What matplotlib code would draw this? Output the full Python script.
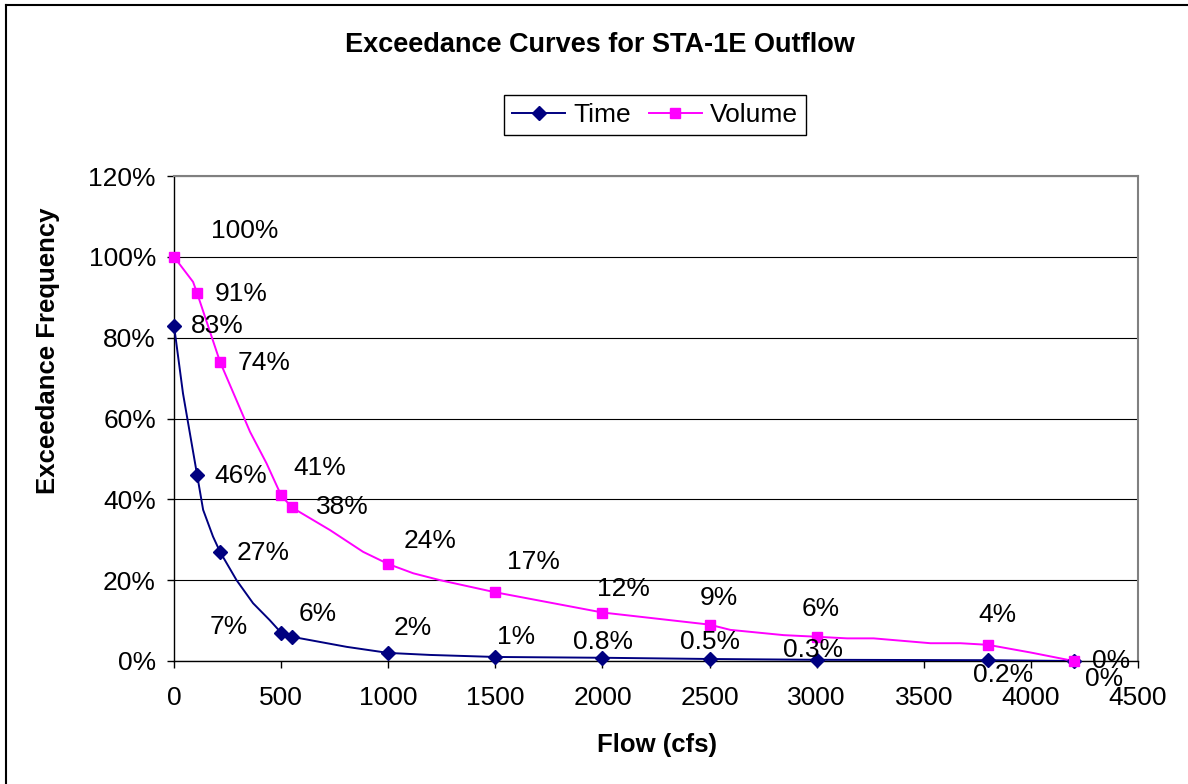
import matplotlib
matplotlib.use('Agg')
import matplotlib.pyplot as plt
from matplotlib.lines import Line2D

plt.rcParams['font.family'] = ['Liberation Sans', 'DejaVu Sans']

# marked points (flow in cfs, exceedance in %)
flow = [0, 108, 215, 500, 550, 1000, 1500, 2000, 2500, 3000, 3800, 4200]
time_pct = [83, 46, 27, 7, 6, 2, 1, 0.8, 0.5, 0.3, 0.2, 0]
volume_pct = [100, 91, 74, 41, 38, 24, 17, 12, 9, 6, 4, 0]

# full curves (line points)
time_curve_flow = [0, 42, 108, 136, 182, 215, 292, 369, 447, 500, 550, 806, 1000,
                   1195, 1500, 2000, 2500, 3000, 3400, 3800, 4200]
time_curve_pct = [83, 66.2, 46, 37.4, 30.8, 27, 20, 14.3, 10.1, 7, 6, 3.5, 2,
                  1.5, 1, 0.8, 0.5, 0.3, 0.25, 0.2, 0]
volume_curve_flow = [0, 89, 108, 215, 355, 432, 500, 550, 728, 883, 1000, 1117, 1242,
                     1500, 2000, 2500, 2597, 2846, 3000, 3142, 3266, 3531, 3671, 3800,
                     3999, 4200]
volume_curve_pct = [100, 93.8, 91, 74, 56.7, 48.9, 41, 38, 32.4, 27.0, 24, 21.7, 20.0,
                    17, 12, 9, 7.7, 6.4, 6, 5.6, 5.6, 4.4, 4.4, 4,
                    2.1, 0]

x_ticks = [0, 500, 1000, 1500, 2000, 2500, 3000, 3500, 4000, 4500]
y_ticks = [0, 20, 40, 60, 80, 100, 120]

# label offsets in pixels (dx, dy up) for each data label
time_label_off = [(17, 0), (17, -1), (17, -1), (-71, 6), (7, 23), (5, 25), (2, 20),
                  (-29, 16), (-30, 17), (-34, 10), (-15, -15), (11, -18)]
volume_label_off = [(37, 26), (18, -1), (18, -1), (12, 27), (24, 0), (15, 23), (12, 30),
                    (-5, 24), (-10, 27), (-15, 28), (-10, 30), (18, 0)]

W, H = 1188, 784
fig = plt.figure(figsize=(W / 100, H / 100), dpi=100)
ax = fig.add_axes([174 / W, 1 - 661 / H, (1138 - 174) / W, (661 - 176) / H])

navy = '#000080'
magenta = '#FF00FF'
fs = 19

ax.plot(time_curve_flow, time_curve_pct, color=navy, lw=1.4, zorder=3)
ax.plot(volume_curve_flow, volume_curve_pct, color=magenta, lw=1.4, zorder=3)
ax.plot(flow, time_pct, ls='none', marker='D', ms=7.5, color=navy, zorder=4, clip_on=False)
ax.plot(flow, volume_pct, ls='none', marker='s', ms=7.5, color=magenta, zorder=4, clip_on=False)


def fmt(v):
    if v == int(v):
        return f'{int(v)}%'
    return f'{v}%'


for x, v, (dx, dy) in zip(flow, time_pct, time_label_off):
    ax.annotate(fmt(v), (x, v), xytext=(dx, dy), textcoords='offset pixels',
                ha='left', va='center', fontsize=fs, annotation_clip=False, zorder=5)
for x, v, (dx, dy) in zip(flow, volume_pct, volume_label_off):
    ax.annotate(fmt(v), (x, v), xytext=(dx, dy), textcoords='offset pixels',
                ha='left', va='center', fontsize=fs, annotation_clip=False, zorder=5)

ax.set_xlim(0, 4500)
ax.set_ylim(0, 120)
ax.set_xticks(x_ticks)
ax.set_xticklabels([str(t) for t in x_ticks])
ax.set_yticks(y_ticks)
ax.set_yticklabels([f'{t}%' for t in y_ticks])
ax.tick_params(axis='both', direction='out', length=5, width=1, labelsize=fs)
ax.tick_params(axis='x', pad=13)
ax.tick_params(axis='y', pad=8)

ax.grid(axis='y', color='black', lw=0.8)
ax.set_axisbelow(True)
for s in ['top', 'right']:
    ax.spines[s].set_color('#808080')
    ax.spines[s].set_linewidth(1.5)
for s in ['left', 'bottom']:
    ax.spines[s].set_color('black')
    ax.spines[s].set_linewidth(1)

fig.text(600 / W, 1 - 45 / H, 'Exceedance Curves for STA-1E Outflow',
         ha='center', va='center', fontsize=19.5, fontweight='bold')
fig.text(657 / W, 1 - 745 / H, 'Flow (cfs)', ha='center', va='center',
         fontsize=18.5, fontweight='bold')
fig.text(48 / W, 1 - 351 / H, 'Exceedance Frequency', ha='center', va='center',
         rotation=90, fontsize=18.5, fontweight='bold')

handles = [Line2D([], [], color=navy, lw=1.4, marker='D', ms=7.5),
           Line2D([], [], color=magenta, lw=1.4, marker='s', ms=7.5)]
leg = fig.legend(handles, ['Time', 'Volume'], loc='center', ncol=2,
                 bbox_to_anchor=(655 / W, 1 - 115 / H), fontsize=fs,
                 frameon=True, fancybox=False, framealpha=1, edgecolor='black',
                 handlelength=2.0, handletextpad=0.3, columnspacing=0.7,
                 borderpad=0.3)
leg.get_frame().set_linewidth(1)

# outer chart border
fig.add_artist(Line2D([6 / W, 6 / W], [0, 1 - 5 / H], color='black', lw=1.5,
                      transform=fig.transFigure))
fig.add_artist(Line2D([6 / W, 1], [1 - 5 / H, 1 - 5 / H], color='black', lw=1.5,
                      transform=fig.transFigure))

fig.savefig('out.png', dpi=100)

◆ **GIVEN REQUEST**
Skip every picture and return the lines above from the top through the one that contains "(-5, 24), (-10, 27), (-15, 28), (-10, 30), (18, 0)]".

◆ **OUTPUT OF THE EXERCISE**
What matplotlib code would draw this? Output the full Python script.
import matplotlib
matplotlib.use('Agg')
import matplotlib.pyplot as plt
from matplotlib.lines import Line2D

plt.rcParams['font.family'] = ['Liberation Sans', 'DejaVu Sans']

# marked points (flow in cfs, exceedance in %)
flow = [0, 108, 215, 500, 550, 1000, 1500, 2000, 2500, 3000, 3800, 4200]
time_pct = [83, 46, 27, 7, 6, 2, 1, 0.8, 0.5, 0.3, 0.2, 0]
volume_pct = [100, 91, 74, 41, 38, 24, 17, 12, 9, 6, 4, 0]

# full curves (line points)
time_curve_flow = [0, 42, 108, 136, 182, 215, 292, 369, 447, 500, 550, 806, 1000,
                   1195, 1500, 2000, 2500, 3000, 3400, 3800, 4200]
time_curve_pct = [83, 66.2, 46, 37.4, 30.8, 27, 20, 14.3, 10.1, 7, 6, 3.5, 2,
                  1.5, 1, 0.8, 0.5, 0.3, 0.25, 0.2, 0]
volume_curve_flow = [0, 89, 108, 215, 355, 432, 500, 550, 728, 883, 1000, 1117, 1242,
                     1500, 2000, 2500, 2597, 2846, 3000, 3142, 3266, 3531, 3671, 3800,
                     3999, 4200]
volume_curve_pct = [100, 93.8, 91, 74, 56.7, 48.9, 41, 38, 32.4, 27.0, 24, 21.7, 20.0,
                    17, 12, 9, 7.7, 6.4, 6, 5.6, 5.6, 4.4, 4.4, 4,
                    2.1, 0]

x_ticks = [0, 500, 1000, 1500, 2000, 2500, 3000, 3500, 4000, 4500]
y_ticks = [0, 20, 40, 60, 80, 100, 120]

# label offsets in pixels (dx, dy up) for each data label
time_label_off = [(17, 0), (17, -1), (17, -1), (-71, 6), (7, 23), (5, 25), (2, 20),
                  (-29, 16), (-30, 17), (-34, 10), (-15, -15), (11, -18)]
volume_label_off = [(37, 26), (18, -1), (18, -1), (12, 27), (24, 0), (15, 23), (12, 30),
                    (-5, 24), (-10, 27), (-15, 28), (-10, 30), (18, 0)]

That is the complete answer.